Cette thèse explore les effets durables des opérations médicales humanitaires temporaires récurrentes à travers des recherches ethnographiques dans les communautés, les établissements cliniques, les organisations d'aide non gouvernementales et les bureaucraties gouvernementales dans la région nord de Somali en Éthiopie. Premièrement, l'auteur a découvert que l'aide médicale humanitaire a modifié les expériences subjectives et les attentes des personnes en matière de biomédecine, de possession spirituelle, de santé et de guérison. Les cultures populaires en matière de santé et les conceptions de la « biomédecine » ainsi que de la « médecine traditionnelle » étaient en train de changer, en partie à cause des expositions répétées aux opérations de secours. Deuxièmement, l'auteur a documenté de nouvelles formations sociales pour faire face à l'aide récurrente : de nouvelles relations de travail pour permettre un travail temporaire avec des ONG internationales ; de nouvelles migrations médicales pour accéder à des soins comparables et à des produits médicaux étrangers dans des hôpitaux privés éloignés ; et des économies extra-légales transnationales de la médecine pour combler les lacunes en matière de soins. Troisièmement, un ensemble de récits racialisés ont émergé dans les interstices de l’aide qui mettent en garde contre les mauvaises pratiques et les abus de la part de cliniciens éthiopiens non somaliens.

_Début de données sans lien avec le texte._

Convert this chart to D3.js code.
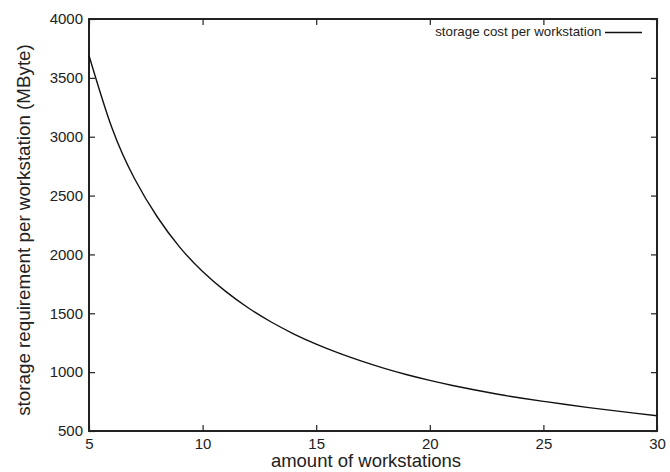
<!DOCTYPE html>
<html>
<head>
<meta charset="utf-8">
<script src="https://cdn.jsdelivr.net/npm/d3@7"></script>
<style>
  body { margin: 0; background: #fff; }
  text { font-family: "Liberation Sans", Arial, sans-serif; fill: #222; }
</style>
</head>
<body>
<script>
"use strict";

// values
var workstations = [5, 6, 7, 8, 9, 10, 11, 12, 13, 14, 15, 16, 17, 18, 19, 20,
	21, 22, 23, 24, 25, 26, 27, 28, 29, 30];
var storageMB = [3690, 3080, 2645, 2320, 2060, 1855, 1688, 1547, 1428, 1326, 1238, 1161,
	1093, 1032, 978, 930, 887, 848, 812, 780, 752, 725, 699, 675, 652, 630];
var xTicks = [5, 10, 15, 20, 25, 30];
var yTicks = [500, 1000, 1500, 2000, 2500, 3000, 3500, 4000];
var seriesName = "storage cost per workstation";

var width = 670, height = 472;
var margin = {top: 19, right: 13, bottom: 41, left: 89};
var w = width - margin.left - margin.right;
var h = height - margin.top - margin.bottom;

var svg = d3.select("body").append("svg")
	.attr("width", width)
	.attr("height", height);
var g = svg.append("g")
	.attr("transform", "translate(" + margin.left + "," + margin.top + ")");

var x = d3.scaleLinear().domain([5, 30]).range([0, w]);
var y = d3.scaleLinear().domain([500, 4000]).range([h, 0]);
var fmt = d3.format("d");

// axes, ticks pointing inward on every side
function styleAxis(sel) {
	sel.select(".domain").remove();
	sel.selectAll(".tick line").attr("stroke", "#222").attr("stroke-width", 1.2);
	sel.selectAll(".tick text").style("font-size", "15px").attr("fill", "#222");
}
g.append("g")
	.attr("transform", "translate(0," + h + ")")
	.call(d3.axisBottom(x).tickValues(xTicks).tickFormat(fmt).tickSize(-6).tickPadding(7))
	.call(styleAxis);
g.append("g")
	.call(d3.axisTop(x).tickValues(xTicks).tickSize(-6).tickFormat(""))
	.call(styleAxis);
g.append("g")
	.call(d3.axisLeft(y).tickValues(yTicks).tickFormat(fmt).tickSize(-6).tickPadding(6))
	.call(styleAxis);
g.append("g")
	.attr("transform", "translate(" + w + ",0)")
	.call(d3.axisRight(y).tickValues(yTicks).tickSize(-6).tickFormat(""))
	.call(styleAxis);

g.append("rect")
	.attr("width", w).attr("height", h)
	.attr("fill", "none").attr("stroke", "#222").attr("stroke-width", 2);

// the curve
var line = d3.line()
	.x(function(d, i) { return x(workstations[i]); })
	.y(function(d) { return y(d); })
	.curve(d3.curveNatural);
g.append("path")
	.datum(storageMB)
	.attr("fill", "none")
	.attr("stroke", "#111")
	.attr("stroke-width", 1.4)
	.attr("d", line);

// legend
g.append("text")
	.attr("x", w - 55.5).attr("y", 17)
	.attr("text-anchor", "end")
	.style("font-size", "13.3px")
	.text(seriesName);
g.append("line")
	.attr("x1", w - 52).attr("x2", w - 15)
	.attr("y1", 13.5).attr("y2", 13.5)
	.attr("stroke", "#111").attr("stroke-width", 1.4);

// axis titles
svg.append("text")
	.attr("x", 366).attr("y", 467)
	.attr("text-anchor", "middle")
	.style("font-size", "18.5px")
	.text("amount of workstations");
svg.append("text")
	.attr("transform", "translate(30,230) rotate(-90)")
	.attr("text-anchor", "middle")
	.style("font-size", "18.8px")
	.text("storage requirement per workstation (MByte)");
</script>
</body>
</html>
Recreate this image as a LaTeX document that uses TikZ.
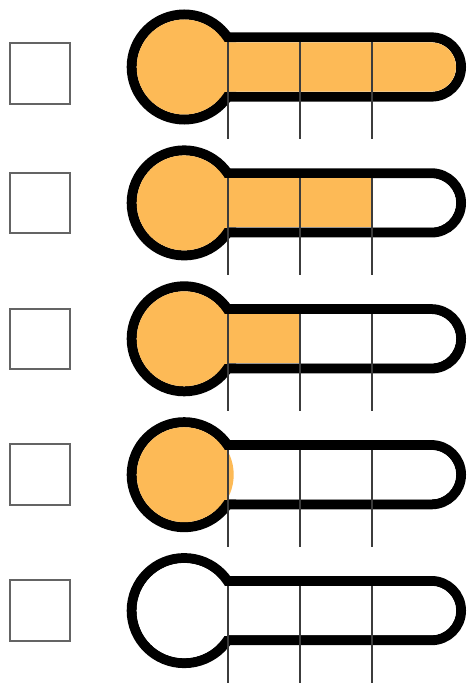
\documentclass[tikz,border=0pt]{standalone}
\definecolor{fillc}{RGB}{253,186,86}
\definecolor{tickc}{RGB}{60,60,60}
\definecolor{boxc}{RGB}{100,100,100}
\tikzset{
  outline/.style={draw=black,line width=10pt},
  tickline/.style={draw=tickc,line width=1.6pt},
  checkbox/.style={draw=boxc,line width=2pt,fill=white},
}
\begin{document}
\begin{tikzpicture}[x=1pt,y=-1pt]
\useasboundingbox (0,0) rectangle (469,684);
\fill[white] (0,0) rectangle (469,684);
\foreach \yc/\lvl/\sq/\bc in {67/3/73.5/fillc, 202.9/2/202.9/fillc, 338.8/1/338.8/fillc, 474.7/0/474.7/fillc, 610.6/0/610.6/white}{
  % checkbox
  \draw[checkbox] (10.3,\sq-30.3) rectangle (70,\sq+30.3);
  % outlines
  \draw[outline] (184.2,\yc-29.6) -- (431.4,\yc-29.6) arc[start angle=-90,end angle=90,radius=29.6] -- (184.2,\yc+29.6);
  \draw[outline] (184.2,\yc) circle[radius=52.5];
  % tube interior
  \fill[white] (228,\yc-24.6) -- (431.4,\yc-24.6) arc[start angle=-90,end angle=90,radius=24.6] -- (228,\yc+24.6) -- cycle;
  % bulb interior
  \fill[\bc] (184.2,\yc) circle[radius=47.5];
  \begin{scope}
    \clip (184.2,\yc-24.6) rectangle (245,\yc+24.6);
    \fill[\bc] (184.2,\yc) circle[radius=49.5];
  \end{scope}
  % level
  \ifnum\lvl=3
    \fill[fillc] (228,\yc-24.6) -- (431.4,\yc-24.6) arc[start angle=-90,end angle=90,radius=24.6] -- (228,\yc+24.6) -- cycle;
  \fi
  \ifnum\lvl=2
    \fill[fillc] (228,\yc-24.6) rectangle (372,\yc+24.6);
  \fi
  \ifnum\lvl=1
    \fill[fillc] (228,\yc-24.6) rectangle (300,\yc+24.6);
  \fi
  % ticks
  \foreach \tx in {228,300,372}{
    \draw[tickline] (\tx,\yc-24.6) -- (\tx,\yc+72.5);
  }
}
\end{tikzpicture}
\end{document}
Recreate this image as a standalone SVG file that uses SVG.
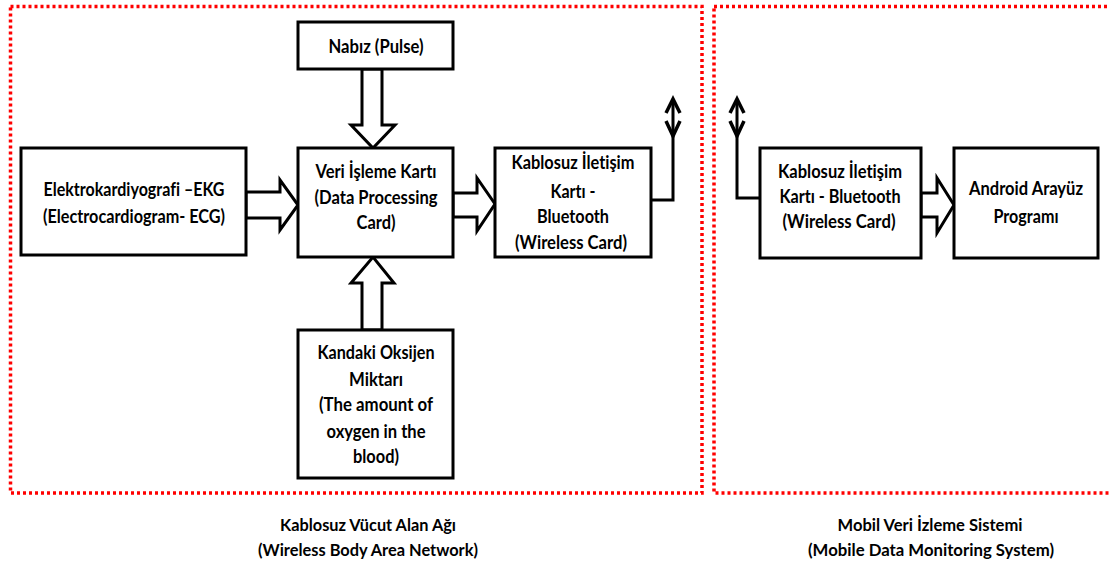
<svg xmlns="http://www.w3.org/2000/svg" width="1110" height="567" viewBox="0 0 1110 567">
<style>
.zone{fill:none;stroke:#ff0000;stroke-width:3.5;stroke-dasharray:3 3}
.box{fill:#fff;stroke:#000;stroke-width:3}
.arr{fill:#fff;stroke:#000;stroke-width:3;stroke-linejoin:miter}
.ln{fill:none;stroke:#000;stroke-width:3}
.hd{fill:none;stroke:#000;stroke-width:3.5;stroke-linejoin:miter}
text{font-family:Lato,"Liberation Sans",sans-serif;font-weight:bold;font-size:18px;fill:#000;text-anchor:middle;font-variant-ligatures:none}
.lab{font-size:17px}
</style>
<rect width="1110" height="567" fill="#fff"/>
<g id="zone-wban"><rect class="zone" x="10.5" y="6.5" width="691.5" height="486.5"/></g>
<g id="zone-mobile"><rect class="zone" x="714" y="6.5" width="410" height="486.5"/></g>
<g id="connectors">
<polygon class="arr" points="246,192 280,192 280,180 298,205 280,230 280,218 246,218"/>
<polygon class="arr" points="453,193 477,193 477,178 495,204 477,231 477,217 453,217"/>
<polygon class="arr" points="362,69 382,69 382,125 395,125 373,148 351,125 362,125"/>
<polygon class="arr" points="362,330 382,330 382,283 394,283 373,257 351,283 362,283"/>
<polygon class="arr" points="921,193 937,193 937,178 954,205 937,233 937,217 921,217"/>
<polyline class="ln" points="651,200 673,200 673,99"/>
<polyline class="hd" points="666,113 673,99 680,113"/>
<polyline class="hd" points="666,121 673,136 680,121"/>
<polyline class="ln" points="760,198 737,198 737,99"/>
<polyline class="hd" points="730,113 737,99 744,113"/>
<polyline class="hd" points="730,121 737,136 744,121"/>
</g>
<g id="nabiz">
<rect class="box" x="298" y="22" width="155" height="47"/>
<text x="376" y="53" textLength="95" lengthAdjust="spacingAndGlyphs">Nabız (Pulse)</text>
</g>
<g id="ekg">
<rect class="box" x="21" y="148" width="225" height="107"/>
<text x="134" y="196" textLength="181" lengthAdjust="spacingAndGlyphs">Elektrokardiyografi –EKG</text>
<text x="134" y="223" textLength="182" lengthAdjust="spacingAndGlyphs">(Electrocardiogram- ECG)</text>
</g>
<g id="veri">
<rect class="box" x="298" y="148" width="155" height="109"/>
<text x="376" y="178" textLength="121" lengthAdjust="spacingAndGlyphs">Veri İşleme Kartı</text>
<text x="376" y="204" textLength="123" lengthAdjust="spacingAndGlyphs">(Data Processing</text>
<text x="376" y="229" textLength="39" lengthAdjust="spacingAndGlyphs">Card)</text>
</g>
<g id="kablosuz-left">
<rect class="box" x="495" y="148" width="156" height="109"/>
<text x="573" y="169" textLength="123" lengthAdjust="spacingAndGlyphs">Kablosuz İletişim</text>
<text x="573" y="198" textLength="45" lengthAdjust="spacingAndGlyphs">Kartı -</text>
<text x="573" y="223" textLength="72" lengthAdjust="spacingAndGlyphs">Bluetooth</text>
<text x="571" y="249" textLength="112" lengthAdjust="spacingAndGlyphs">(Wireless Card)</text>
</g>
<g id="oksijen">
<rect class="box" x="298" y="330" width="155" height="148"/>
<text x="376" y="359" textLength="117" lengthAdjust="spacingAndGlyphs">Kandaki Oksijen</text>
<text x="376" y="386" textLength="54" lengthAdjust="spacingAndGlyphs">Miktarı</text>
<text x="376" y="411" textLength="114" lengthAdjust="spacingAndGlyphs">(The amount of</text>
<text x="376" y="438" textLength="99" lengthAdjust="spacingAndGlyphs">oxygen in the</text>
<text x="376" y="463" textLength="46" lengthAdjust="spacingAndGlyphs">blood)</text>
</g>
<g id="kablosuz-right">
<rect class="box" x="760" y="148" width="161" height="110"/>
<text x="840" y="178" textLength="124" lengthAdjust="spacingAndGlyphs">Kablosuz İletişim</text>
<text x="840" y="203" textLength="121" lengthAdjust="spacingAndGlyphs">Kartı - Bluetooth</text>
<text x="839" y="228" textLength="113" lengthAdjust="spacingAndGlyphs">(Wireless Card)</text>
</g>
<g id="android">
<rect class="box" x="954" y="148" width="144" height="110"/>
<text x="1026" y="195" textLength="114" lengthAdjust="spacingAndGlyphs">Android Arayüz</text>
<text x="1026" y="223" textLength="65" lengthAdjust="spacingAndGlyphs">Programı</text>
</g>
<g id="label-wban">
<text class="lab" x="368" y="531" textLength="176" lengthAdjust="spacingAndGlyphs">Kablosuz Vücut Alan Ağı</text>
<text class="lab" x="368" y="556" textLength="220" lengthAdjust="spacingAndGlyphs">(Wireless Body Area Network)</text>
</g>
<g id="label-mobile">
<text class="lab" x="930" y="531" textLength="185" lengthAdjust="spacingAndGlyphs">Mobil Veri İzleme Sistemi</text>
<text class="lab" x="931" y="556" textLength="246" lengthAdjust="spacingAndGlyphs">(Mobile Data Monitoring System)</text>
</g>
</svg>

De tels discours font écho aux expériences historiques des Somaliens en matière de conflits ethniques avec des groupes éthiopiens ainsi qu'à leur marginalisation contemporaine par rapport aux sources de pouvoir éthiopiennes. Ainsi, même si l’aide vise à améliorer l’accès immédiat aux soins de santé et aux médicaments de base, l’auteur estime qu’elle a également exacerbé l’insécurité médicale. Les expressions discursives de l'insécurité médicale chez les Somaliens du Nord se sont multipliées, paradoxalement parallèlement à des améliorations constantes de leurs indicateurs de santé et de nutrition. Enfin, les interventions sanitaires et humanitaires ont modifié les notions et pratiques locales de citoyenneté. Au cours des dix dernières années, à mesure que l’Éthiopie a décentralisé son système de prestation de soins de santé, l’aide a été progressivement acheminée par l’intermédiaire des institutions de l’État régional somalien. En conséquence, de nombreux Somaliens évoquent désormais les diverses manières dont ils sont de plus en plus interpolés dans la politique régionale, souvent en opposition au gouvernement éthiopien. L’aide humanitaire médicale a façonné les attentes du gouvernement ainsi que de la biomédecine. L’auteur soutient que ces nouvelles formes de citoyenneté sont apparues principalement en raison de la nature intime et profonde des rencontres médicales elles-mêmes. La mission humanitaire étroite consistant à s’occuper de ce que les théoriciens sociaux appellent la « vie nue » des victimes n’est en réalité ni impartiale ni éloignée de la socialité et de la politique. L’aide médicale offre potentiellement des espaces dans lesquels des relations de soins, de confiance et donc des structures de gouvernance réactives peuvent se développer.